On 10/30/2012 08:04 PM, Felix Pepinghege wrote:
> Hi ching!
>
> Am 30.10.2012 12:04, schrieb ching:
>> Hi all,
>>
>> I am testing my btrfs root partition with "max_inline=0", and 64k leaf size 
>> for weeks and it seems that it is fine.
>>
>>
>> AFAIK btrfs inline small files into metadata by default, I am curious why?
>>
>> If there is only a few small files, then there will be neither effect nor 
>> benefit at all
>
> I disagree in this point. There will be a (probably huge) benefit in terms of 
> performance. If the file data is inlined, you have a good chance (especially 
> with large leaf sizes, although even then it is not guaranteed) that the data 
> is in the same leaf as the inode element. So you already have the file data 
> as you always access complete leafs. If you would store the data in extents, 
> you would need to read the respective extent, which can be anywhere on the 
> disk. That is, you most likely need to move the head. This brings overhead 
> (especially with small files, as the reading process is relatively fast 
> compared to the time you need to position the head).

You may be correct.

But I doubt inline data may bring possible performance benefit, bigger metadata 
always means more trouble for concurrency/performance and cache miss ratio

>
>> If there is a lot of small files, then the size of metadata will be 
>> undesirable due to deduplication
>
> Yes, that is a fact, but if that really matters depends on the use-case 
> (e.g., the small files to large files ratio, ...).
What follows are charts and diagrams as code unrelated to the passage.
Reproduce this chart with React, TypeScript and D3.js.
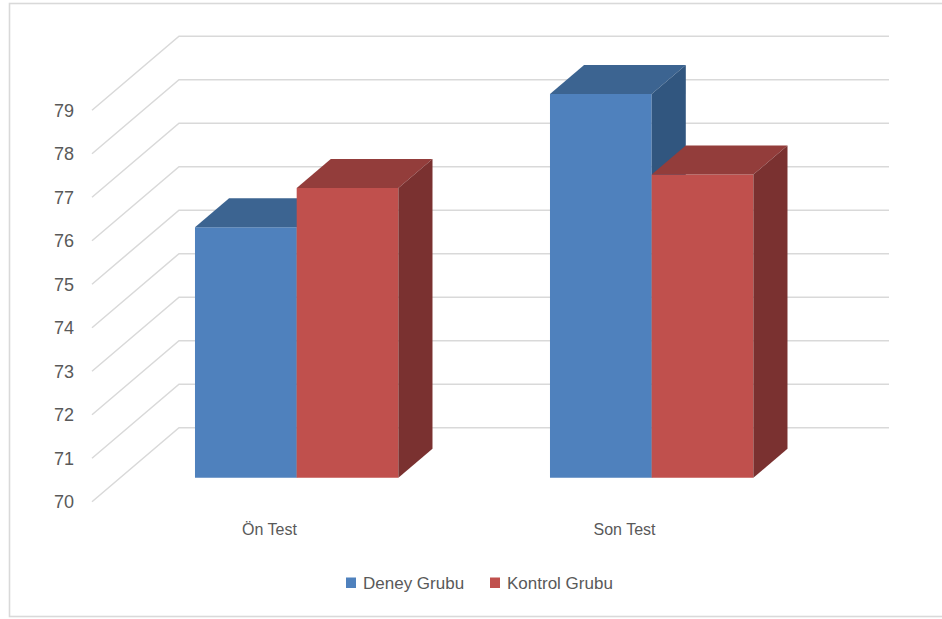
import React from "react";
import * as d3 from "d3";

// Chart data
const categories = ["Ön Test", "Son Test"];
const seriesNames = ["Deney Grubu", "Kontrol Grubu"];
const deneyValues = [75.76, 78.82];
const kontrolValues = [76.66, 76.97];
const yTicks = [70, 71, 72, 73, 74, 75, 76, 77, 78, 79];

const W = 942;
const H = 619;

// Oblique 3D projection: full depth of the plot box moves a point by (DX, DY)
const DX = 87;
const DY = -74;
const Z_FRONT = 0.324; // bar front plane (fraction of depth)
const Z_BACK = 0.716; // bar back plane

const faceColors = [
  { front: "#4F81BD", top: "#3C6491", side: "#31567F" },
  { front: "#C0504D", top: "#933D3B", side: "#7A3130" },
];

const textColor = "#595959";
const gridColor = "#D9D9D9";
const font = "'Liberation Sans', Arial, sans-serif";

export default function App() {
  const y = d3.scaleLinear().domain([70, 79]).range([501.7, 110.2]);
  const x = d3.scaleBand<string>().domain(categories).range([92, 802]).padding(0);
  const groupWidth = 203.4;
  const x1 = d3.scaleBand<string>().domain(seriesNames).range([0, groupWidth]).padding(0);

  const proj = (px: number, v: number, z: number): [number, number] => [px + z * DX, y(v) + z * DY];
  const poly = (pts: [number, number][]) => pts.map((p) => p.join(",")).join(" ");

  const series = [deneyValues, kontrolValues];
  const floorV = y.domain()[0];

  // bars, drawn left to right so nearer faces overlap correctly
  const bars: React.ReactNode[] = [];
  categories.forEach((cat, ci) => {
    const gx = (x(cat) as number) + (x.bandwidth() - groupWidth) / 2 - 1;
    seriesNames.forEach((s, si) => {
      const v = series[si][ci];
      const x0 = gx + (x1(s) as number);
      const xr = x0 + x1.bandwidth();
      const c = faceColors[si];
      const fTL = proj(x0, v, Z_FRONT);
      const fTR = proj(xr, v, Z_FRONT);
      const fBR = proj(xr, floorV, Z_FRONT);
      const fBL = proj(x0, floorV, Z_FRONT);
      const bTL = proj(x0, v, Z_BACK);
      const bTR = proj(xr, v, Z_BACK);
      const bBR = proj(xr, floorV, Z_BACK);
      bars.push(
        <g key={`${cat}-${s}`}>
          <polygon points={poly([fTL, fTR, fBR, fBL])} fill={c.front} />
          <polygon points={poly([fTL, bTL, bTR, fTR])} fill={c.top} />
          <polygon points={poly([fTR, bTR, bBR, fBR])} fill={c.side} />
        </g>
      );
    });
  });

  const [xl, xr] = x.range();

  return (
    <svg
      width={W}
      height={H}
      style={{ position: "absolute", left: 0, top: 0, background: "#fff" }}
      fontFamily={font}
    >
      <rect x={0} y={0} width={W} height={H} fill="#fff" />
      <rect x={9.5} y={3.5} width={W + 10} height={613} fill="none" stroke={gridColor} strokeWidth={1.6} />

      {/* side-wall diagonals and back-wall gridlines */}
      {yTicks.map((t) => {
        const a = proj(xl, t, 0);
        const b = proj(xl, t, 1);
        const c = proj(xr, t, 1);
        return (
          <polyline
            key={t}
            points={poly([a, b, c])}
            fill="none"
            stroke={gridColor}
            strokeWidth={1.5}
          />
        );
      })}

      {/* value axis labels */}
      {yTicks.map((t) => (
        <text
          key={`l${t}`}
          x={74}
          y={y(t)}
          dy="0.36em"
          textAnchor="end"
          fontSize={18}
          fill={textColor}
        >
          {t}
        </text>
      ))}

      {bars}

      {/* category labels */}
      {categories.map((c) => (
        <text
          key={c}
          x={(x(c) as number) + x.bandwidth() / 2}
          y={535}
          textAnchor="middle"
          fontSize={16}
          fill={textColor}
        >
          {c}
        </text>
      ))}

      {/* legend */}
      {seriesNames.map((s, i) => {
        const lx = [346, 490][i];
        return (
          <g key={s}>
            <rect x={lx} y={577.5} width={10} height={10.5} fill={faceColors[i].front} />
            <text x={lx + 17} y={589} fontSize={17} fill={textColor}>
              {s}
            </text>
          </g>
        );
      })}
    </svg>
  );
}
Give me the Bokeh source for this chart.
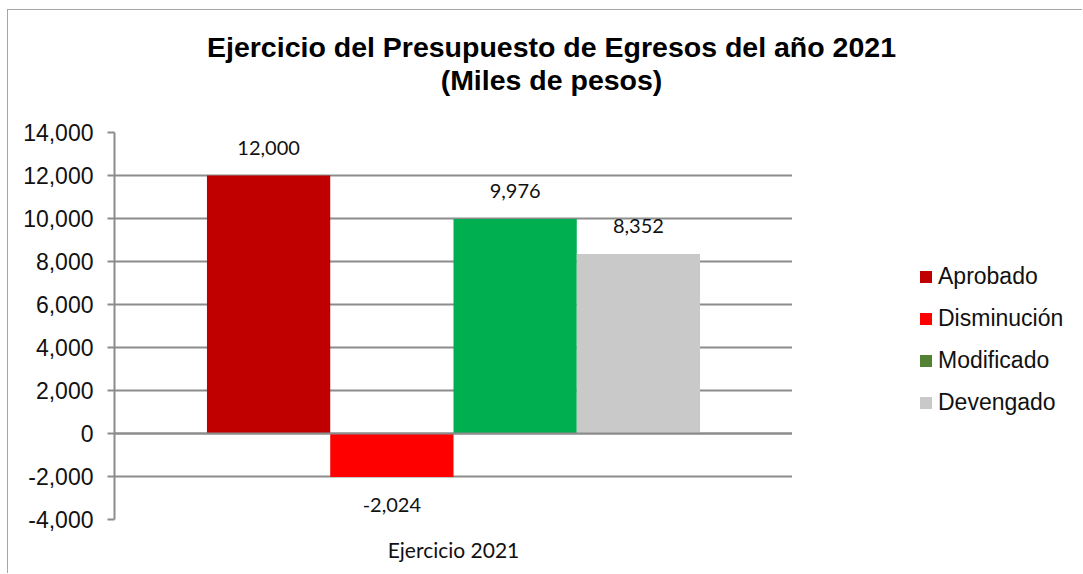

But as btrfs is designed 
> explicitly as a general purpose file system, you usually want the good 
> performance instead of the better disk-usage (especially as disk space isn't 
> expensive anymore).

Yes, but as a general purpose filesystem, i guess that the default behaviour 
should be "safe"?

Not many user is patient enough to troubleshoot metadata "explosion".